Science by the Boatload
With their unprecedented light-gathering power and resolution, the GMT, ELT and TMT promise astronomers the best views yet of faint objects and crowded regions. Scientists expect these behemoths to shed light on a variety of vexing problems. Close to home, hunting for Earth-like planets in Earth-like orbits around nearby stars will be a priority. Even more exciting will be the new ability to scrutinize these worlds. “Most of these exoplanets are in too close to their parent stars to study today,” says McCarthy. But with the GMT and other large scopes, “We’ll separate the light of hundreds of planets from their host stars. We’ll be able to track weather through color changes and look at the chemistry of planetary atmospheres.”
Star birth and star death should also be fertile fields of study. High-resolution spectra will help researchers understand why stars come in such a wide range of masses, and probe deeper than ever into the lower-mass failed stars known as brown dwarfs. At the opposite end of a star’s life, these monster instruments will search for supernovas in the farthest reaches of the universe and study closer ones in extraordinary detail, looking at the cosmic alchemy happening in these exploding stars. The scopes’ high resolution will also let astronomers study the crowded central regions of the Milky Way Galaxy and star clusters such as R136 in the Large Magellanic Cloud.
These giant telescopes should also answer even bigger questions about the basic structure of the universe. With these large-aperture scopes and infrared capabilities, McCarthy says, “we’ll [be able to] look back to the early universe, to galaxies only 100 to 500 million years old.” This will be a vital first link to providing a grand view of how galaxies evolve over time, and their relation to the supermassive black holes at their centers. The scopes should even illuminate how the Milky Way has grown by swallowing nearby dwarf companions, and potentially solve the riddle of what came first: galaxies or their black holes.

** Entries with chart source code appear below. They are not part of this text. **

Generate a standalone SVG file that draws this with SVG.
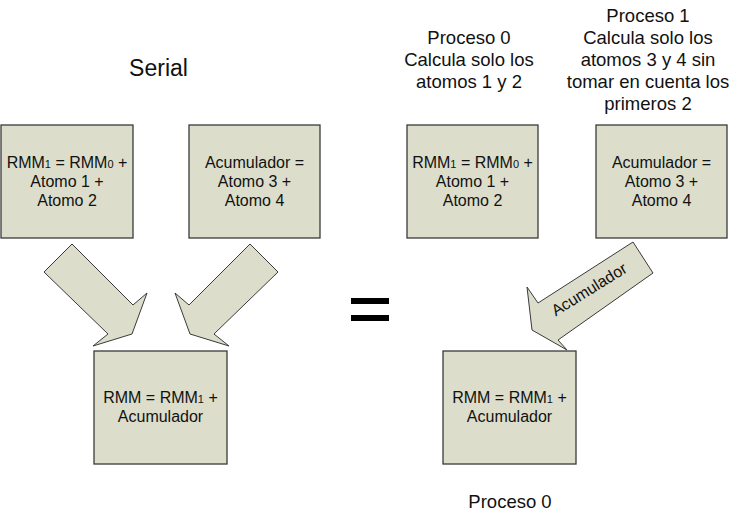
<svg xmlns="http://www.w3.org/2000/svg" width="734" height="514" viewBox="0 0 734 514">
  <style>
    .box { fill: #dcdecb; stroke: #3a3a3a; stroke-width: 1.3; }
    .arrow { fill: #dcdecb; stroke: #3a3a3a; stroke-width: 1; stroke-linejoin: miter; }
    .t { font-family: "Liberation Sans", Arial, sans-serif; fill: #111; text-anchor: middle; }
    .bt { font-size: 16px; }
    .hd { font-size: 18.5px; }
    .sub { font-size: 11px; }
  </style>
  <rect width="734" height="514" fill="#ffffff"/>

  <text class="t" x="158.5" y="76" style="font-size:23px">Serial</text>

  <g id="proc0-label">
    <text class="t hd" x="469" y="44">Proceso 0</text>
    <text class="t hd" x="469" y="66">Calcula solo los</text>
    <text class="t hd" x="469" y="88">atomos 1 y 2</text>
  </g>
  <g id="proc1-label">
    <text class="t hd" x="648" y="22">Proceso 1</text>
    <text class="t hd" x="648" y="44">Calcula solo los</text>
    <text class="t hd" x="648" y="66">atomos 3 y 4 sin</text>
    <text class="t hd" x="648" y="88">tomar en cuenta los</text>
    <text class="t hd" x="648" y="110">primeros 2</text>
  </g>

  <g id="connectors">
    <polygon class="arrow" points="72,244 133,305 147,293 132,334 93,346 108,334 44,272"/>
    <polygon class="arrow" points="250,244 189,305 175,293 190,334 229,346 214,334 278,272"/>
    <polygon class="arrow" points="633,242 653,273 558,340 567,350 532,330 527,287 538,303"/>
    <text class="t" x="592" y="294" style="font-size:16px" transform="rotate(-32 592 294)">Acumulador</text>
  </g>

  <g id="serial-rmm1">
    <rect class="box" x="1" y="125" width="132" height="113"/>
    <text class="t bt" x="67" y="168">RMM<tspan class="sub">1</tspan> = RMM<tspan class="sub">0</tspan> +</text>
    <text class="t bt" x="67" y="187">Atomo 1 +</text>
    <text class="t bt" x="67" y="206">Atomo 2</text>
  </g>
  <g id="serial-acum">
    <rect class="box" x="189" y="125" width="131" height="113"/>
    <text class="t bt" x="254.5" y="168">Acumulador =</text>
    <text class="t bt" x="254.5" y="187">Atomo 3 +</text>
    <text class="t bt" x="254.5" y="206">Atomo 4</text>
  </g>
  <g id="serial-rmm">
    <rect class="box" x="94" y="351" width="133" height="113"/>
    <text class="t bt" x="160.5" y="403">RMM = RMM<tspan class="sub">1</tspan> +</text>
    <text class="t bt" x="160.5" y="422">Acumulador</text>
  </g>

  <g id="equals">
    <rect x="351" y="298" width="38" height="6" fill="#000"/>
    <rect x="351" y="315" width="38" height="6" fill="#000"/>
  </g>

  <g id="par-rmm1">
    <rect class="box" x="407" y="125" width="131" height="113"/>
    <text class="t bt" x="472.5" y="168">RMM<tspan class="sub">1</tspan> = RMM<tspan class="sub">0</tspan> +</text>
    <text class="t bt" x="472.5" y="187">Atomo 1 +</text>
    <text class="t bt" x="472.5" y="206">Atomo 2</text>
  </g>
  <g id="par-acum">
    <rect class="box" x="596" y="125" width="131" height="113"/>
    <text class="t bt" x="661.5" y="168">Acumulador =</text>
    <text class="t bt" x="661.5" y="187">Atomo 3 +</text>
    <text class="t bt" x="661.5" y="206">Atomo 4</text>
  </g>
  <g id="par-rmm">
    <rect class="box" x="443" y="351" width="133" height="113"/>
    <text class="t bt" x="509.5" y="403">RMM = RMM<tspan class="sub">1</tspan> +</text>
    <text class="t bt" x="509.5" y="422">Acumulador</text>
  </g>

  <text class="t hd" x="510" y="508">Proceso 0</text>
</svg>
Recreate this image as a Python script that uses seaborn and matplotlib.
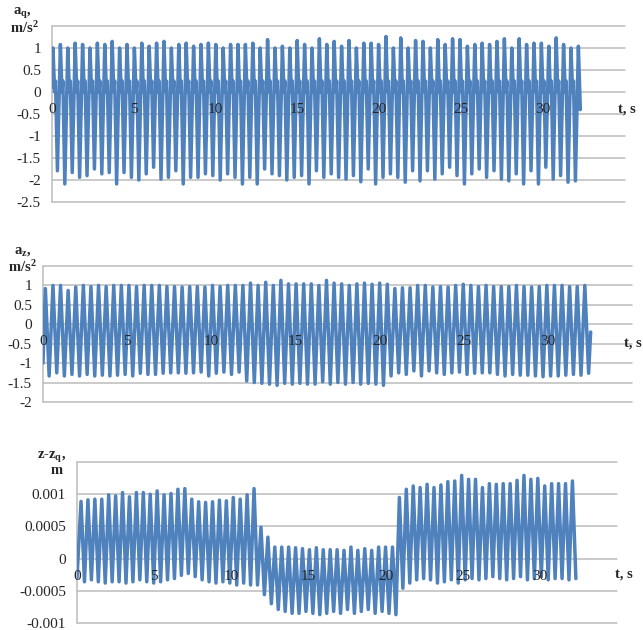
import numpy as np
import pandas as pd
import matplotlib
matplotlib.use("Agg")
import matplotlib.pyplot as plt
import seaborn as sns

sns.set_style("white")
plt.rcParams["font.family"] = ["Liberation Serif", "DejaVu Serif"]
plt.rcParams["mathtext.fontset"] = "custom"
plt.rcParams["mathtext.rm"] = "Liberation Serif"
plt.rcParams["mathtext.bf"] = "Liberation Serif:bold"
plt.rcParams["mathtext.it"] = "Liberation Serif:italic"

# ---------------- data: per-cycle extremes of each record ----------------
# a_q, m/s^2
aq_start = 0.1
aq_peaks = [1.0, 1.08, 1.0, 1.11, 1.08, 1.0, 1.11, 1.08, 1.15, 1.0,
            1.08, 1.0, 1.11, 1.04, 1.11, 1.15, 1.0, 1.08, 1.11, 1.04,
            1.08, 1.11, 1.08, 1.0, 1.08, 1.08, 1.08, 1.11, 1.0, 1.19,
            1.0, 1.04, 1.0, 1.17, 1.08, 1.0, 1.21, 1.08,
            1.15, 1.04, 1.17, 1.0, 1.11, 1.11, 1.08, 1.26, 1.0, 1.23,
            1.0, 1.17, 1.15, 1.0, 1.19, 1.08, 1.21, 1.19, 1.04, 1.08,
            1.11, 1.08, 1.15, 1.21, 1.0, 1.21, 1.08, 1.11, 1.11, 1.04,
            1.23, 1.08, 1.0, 1.04]
aq_troughs = [-1.79, -2.09, -1.83, -1.94, -1.9, -1.75, -1.86, -1.83, -2.09, -1.83,
              -1.94, -2.0, -1.86, -1.71, -1.98, -1.94, -1.79, -2.09, -1.94, -1.94,
              -1.86, -1.9, -2.0,
              -1.86, -1.94, -2.09, -1.94, -2.09, -1.75, -1.86, -1.9, -2.0, -1.94,
              -1.9, -2.09, -1.79, -1.94, -1.86, -1.94, -1.98, -1.9, -2.04, -1.75,
              -2.09, -1.94, -1.86, -1.94,
              -2.05, -1.79, -2.02, -1.79, -1.98, -1.86, -1.71, -1.9, -2.09, -1.86,
              -1.75, -1.94, -1.79, -1.98, -2.02, -1.86, -2.09, -1.79, -2.09, -1.71,
              -1.98, -1.9, -2.05, -2.02]
aq_notch = [(0.22, 0.0), (0.34, 0.25)]   # (phase, value) of the inner dip and hump
aq_end = -0.4

# a_z, m/s^2
az_start = -1.0
az_peaks = [0.92, 1.0, 1.0, 0.87, 0.96, 1.0, 0.97, 1.0, 0.97, 1.0,
            1.0, 1.0, 0.97, 1.0, 1.0, 1.0, 0.97, 0.97, 0.96, 0.97,
            0.97, 0.96, 1.0, 0.97, 1.0, 1.0, 1.0, 1.06, 1.0, 1.08,
            1.0, 1.13, 1.04, 1.04, 1.04,
            1.04, 1.0, 1.13, 1.06, 1.04, 1.0, 1.04, 1.06, 1.03, 1.06,
            1.03, 0.92, 0.94, 0.94, 1.0, 1.0, 0.96, 0.97, 0.96, 1.0,
            1.03, 1.0, 0.97, 1.0, 0.97, 0.97, 0.97, 1.0, 0.97, 0.96,
            0.97, 1.0, 1.0, 1.0, 0.97, 0.97, 1.0]
az_troughs = [-1.33, -1.25, -1.33, -1.29, -1.33, -1.29, -1.33, -1.31, -1.33, -1.31,
              -1.29, -1.33, -1.26, -1.29, -1.29, -1.26, -1.25, -1.25, -1.26, -1.25,
              -1.23, -1.33, -1.26, -1.23, -1.29, -1.23, -1.46, -1.5, -1.52, -1.54,
              -1.57, -1.52, -1.54, -1.52, -1.54,
              -1.54, -1.48, -1.54, -1.5, -1.54, -1.5, -1.54, -1.52, -1.54, -1.57,
              -1.33, -1.25, -1.29, -1.2, -1.33, -1.2, -1.25, -1.29, -1.25, -1.23,
              -1.29, -1.26, -1.25, -1.25, -1.29, -1.33, -1.29, -1.31, -1.31, -1.33,
              -1.35, -1.33, -1.33, -1.31, -1.29, -1.31, -1.26]
az_end = -0.2

# z - z_q, m
dz_start = -0.0003
dz_peaks = [0.000887, 0.000913, 0.000923, 0.000923, 0.00099, 0.000974, 0.001026, 0.000959,
            0.001026, 0.001026, 0.001, 0.001051, 0.00099, 0.00101, 0.001077, 0.001087,
            0.000923, 0.000882, 0.000872, 0.000882, 0.000908, 0.000897, 0.000949, 0.000923,
            0.00099, 0.001087, 0.000487, 0.000333, 0.000179, 0.000179, 0.000179, 0.000169,
            0.000154, 0.000138, 0.000169, 0.000138,
            0.000138, 0.000138, 0.000128, 0.000179, 0.000128, 0.000154, 0.000128, 0.000179,
            0.000179, 0.000179, 0.000949, 0.001077, 0.001128, 0.001103, 0.001154, 0.001103,
            0.001144, 0.001195, 0.001205, 0.001292, 0.001231, 0.001231, 0.001103, 0.001164,
            0.001154, 0.001164, 0.001164, 0.001215, 0.001292, 0.001231, 0.001246, 0.001128,
            0.001164, 0.001164, 0.001164, 0.001205]
dz_troughs = [-0.00036, -0.00033, -0.00036, -0.00038, -0.00036, -0.00036, -0.00038, -0.00036,
              -0.00033, -0.00036, -0.00038, -0.00036, -0.00033, -0.00031, -0.00026, -0.00023,
              -0.00028, -0.00033, -0.00036, -0.00038, -0.00036, -0.00038, -0.00041, -0.00038,
              -0.00041, -0.00041,
              -0.00056, -0.0007, -0.00079, -0.00082, -0.00085, -0.00085, -0.00082, -0.00085,
              -0.00087, -0.00085, -0.00082, -0.00085, -0.00079, -0.00085, -0.00082, -0.00079,
              -0.00085, -0.00082, -0.00085, -0.00087,
              -0.00046, -0.00038, -0.00033, -0.00031, -0.00033, -0.00038, -0.00036, -0.00033,
              -0.00038, -0.00033, -0.00031, -0.00033, -0.00031, -0.00028, -0.00031, -0.00033,
              -0.00031, -0.00028, -0.00033, -0.00031, -0.00028, -0.00033, -0.00031, -0.00031,
              -0.00033, -0.00031]

x_ticks = [0, 5, 10, 15, 20, 25, 30, 35]
x_tick_labels = ["0", "5", "10", "15", "20", "25", "30", ""]


def build_record(t_first, period, start, peaks, troughs, trough_phase,
                 inner=(), end=None):
    """Assemble the time series from the per-cycle extremes."""
    t, v = [0.0], [start]
    for i, pk in enumerate(peaks):
        tp = t_first + i * period
        t.append(tp)
        v.append(pk)
        if i < len(troughs):
            for ph, val in inner:
                t.append(tp + ph * period)
                v.append(val)
            t.append(tp + trough_phase * period)
            v.append(troughs[i])
    if end is not None:
        t.append(t[-1] + 0.12)
        v.append(end)
    return pd.DataFrame({"t": t, "value": v})


rec_aq = build_record(0.06, 0.452, aq_start, aq_peaks, aq_troughs, 0.6,
                      inner=aq_notch, end=aq_end)
rec_az = build_record(0.14, 0.4515, az_start, az_peaks, az_troughs, 0.5, end=az_end)
rec_dz = build_record(0.26, 0.4486, dz_start, dz_peaks, dz_troughs, 0.5)

W, H = 643, 630
fig = plt.figure(figsize=(W / 100, H / 100), dpi=100)

LINE = "#4f81bd"
GRID = "#bcbcbc"


def px_axes(left, top, right, bottom):
    return fig.add_axes([left / W, 1 - bottom / H, (right - left) / W, (bottom - top) / H])


def style_panel(ax, rec, yticks, ylabels):
    sns.lineplot(data=rec, x="t", y="value", ax=ax, color=LINE, lw=2.5,
                 estimator=None, sort=False, zorder=2)
    ax.set_xlim(0, 35)
    ax.set_ylim(yticks[0], yticks[-1])
    for yv in yticks:
        ax.axhline(yv, color=GRID, lw=1.1, zorder=0, clip_on=False)
    ax.axvline(0, color=GRID, lw=1.1, zorder=0, clip_on=False)
    for s in ax.spines.values():
        s.set_visible(False)
    ax.spines["bottom"].set_position(("data", 0))
    ax.set_xticks(x_ticks)
    ax.set_xticklabels(x_tick_labels)
    ax.set_yticks(yticks)
    ax.set_yticklabels(ylabels)
    ax.tick_params(axis="x", length=3, width=1, color=GRID, pad=5, labelsize=11,
                   direction="out")
    ax.tick_params(axis="y", length=3, width=1, color=GRID, pad=5, labelsize=11,
                   direction="out")
    ax.set_axisbelow(False)
    ax.set_xlabel("")
    ax.set_ylabel("")
    ax.patch.set_alpha(0)


ax1 = px_axes(52, 26, 625, 202)
style_panel(ax1, rec_aq, [-2.5, -2, -1.5, -1, -0.5, 0, 0.5, 1, 1.5],
            ["-2.5", "-2", "-1.5", "-1", "-0.5", "0", "0.5", "1", ""])

ax2 = px_axes(43, 266, 632, 402)
style_panel(ax2, rec_az, [-2, -1.5, -1, -0.5, 0, 0.5, 1, 1.5],
            ["-2", "-1.5", "-1", "-0.5", "0", "0.5", "1", ""])

ax3 = px_axes(77, 462, 617, 623)
style_panel(ax3, rec_dz, [-0.001, -0.0005, 0, 0.0005, 0.001, 0.0015],
            ["-0.001", "-0.0005", "0", "0.0005", "0.001", ""])


def ftext(x, y, s, **kw):
    fig.text(x / W, 1 - y / H, s, ha="center", va="center", fontsize=10.5,
             fontweight="bold", **kw)


ftext(22, 13, r"$\mathbf{a_q}$,")
ftext(24, 28, r"$\mathbf{m/s^2}$")
ftext(23, 252, r"$\mathbf{a_z}$,")
ftext(22, 267, r"$\mathbf{m/s^2}$")
ftext(52, 457, r"z-$\mathbf{z_q}$,")
ftext(57, 470, "m")
ftext(627, 109, "t, s")
ftext(633, 343, "t, s")
ftext(624, 574, "t, s")

fig.savefig("out.png", dpi=100)
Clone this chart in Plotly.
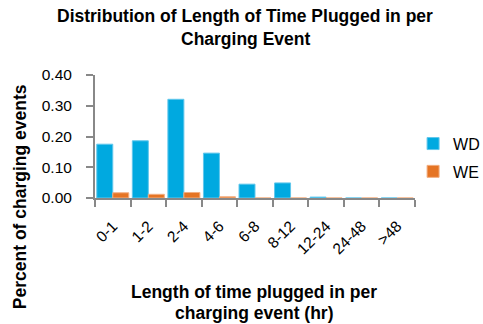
import plotly.graph_objects as go

categories = ["0-1", "1-2", "2-4", "4-6", "6-8", "8-12", "12-24", "24-48", ">48"]
wd_values = [0.175, 0.186, 0.321, 0.146, 0.045, 0.049, 0.003, 0.0, 0.0]
we_values = [0.017, 0.012, 0.018, 0.004, 0.0, 0.0, 0.0, 0.0, 0.0]

title_lines = ["Distribution of Length of Time Plugged in per", "Charging Event"]
x_title_lines = ["Length of time plugged in per", "charging event (hr)"]
y_title = "Percent of charging events"

font_family = "Liberation Sans, Arial, sans-serif"
axis_grey = "#888888"

fig = go.Figure()
fig.add_trace(go.Bar(x=categories, y=wd_values, name="WD", legendgroup="wd",
                     marker=dict(color="#00A9E0", line=dict(width=1, color="#62C7EC"))))
fig.add_trace(go.Bar(x=categories, y=we_values, name="WE", legendgroup="we",
                     marker=dict(color="#E57424", line=dict(width=1, color="#F2AE80"))))

annotations = []
# chart title, one annotation per line
for text, y in zip(title_lines, [1.478, 1.29]):
    annotations.append(dict(text=f"<b>{text}</b>", xref="paper", yref="paper",
                            x=0.469, y=y, xanchor="center", yanchor="middle",
                            showarrow=False, font=dict(size=17.5, family=font_family)))
# x axis title
for text, y in zip(x_title_lines, [-0.765, -0.932]):
    annotations.append(dict(text=f"<b>{text}</b>", xref="paper", yref="paper",
                            x=0.497, y=y, xanchor="center", yanchor="middle",
                            showarrow=False, font=dict(size=17.5, family=font_family)))
# y axis title
annotations.append(dict(text=f"<b>{y_title}</b>", xref="paper", yref="paper",
                        x=-0.234, y=0.008, xanchor="center", yanchor="middle",
                        textangle=-90, showarrow=False,
                        font=dict(size=17.5, family=font_family)))

fig.update_layout(
    width=483, height=324,
    margin=dict(l=95, r=68, t=75, b=126, autoexpand=False),
    paper_bgcolor="white", plot_bgcolor="white",
    font=dict(family=font_family, size=15.5, color="#000000"),
    barmode="group", bargap=0.1, bargroupgap=0.0,
    legend=dict(x=0.994, y=0.58, xanchor="left", yanchor="top",
                font=dict(size=16), tracegroupgap=4,
                bgcolor="rgba(0,0,0,0)"),
    annotations=annotations,
    showlegend=True,
)
fig.update_xaxes(
    showline=True, linecolor=axis_grey, linewidth=2,
    ticks="outside", tickson="boundaries", ticklen=7, tickcolor=axis_grey, tickwidth=2,
    tickangle=-45, tickfont=dict(size=15.5), ticklabelstandoff=11,
)
fig.update_yaxes(
    range=[0, 0.40], dtick=0.1, tickformat=".2f",
    showline=True, linecolor=axis_grey, linewidth=2,
    ticks="outside", ticklen=7, tickcolor=axis_grey, tickwidth=2,
    showgrid=False, zeroline=False, tickfont=dict(size=15.5),
    ticklabelstandoff=11,
)

fig.write_html("out.html")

On the biggest stage, the cosmos still baffles scientists seeking explanations of the dark matter that holds galaxies together and the dark energy that causes the expansion of the universe to accelerate. These new telescopes will provide vital new data to help solve these mysteries, and may help resolve the discrepancy between different ways of measuring the universe’s expansion rate.
In most of these endeavors, the big new scopes will work together with the orbiting 6.5-meter James Webb Space Telescope, which is scheduled to launch in 2021. With any luck, we may know a lot more about the intricacies of our cosmos in the next 10 to 15 years. But as the Hooker and Hale telescopes showed, we may also have a new batch of mysteries to try to figure out.
Editor's Note 12/7/2020: Following its renaming after the original text of this story was published, references to the Large Synoptic Survey Telescope (LSST) have been updated to the Vera C. Rubin Observatory and the Simonyi Survey Telescope.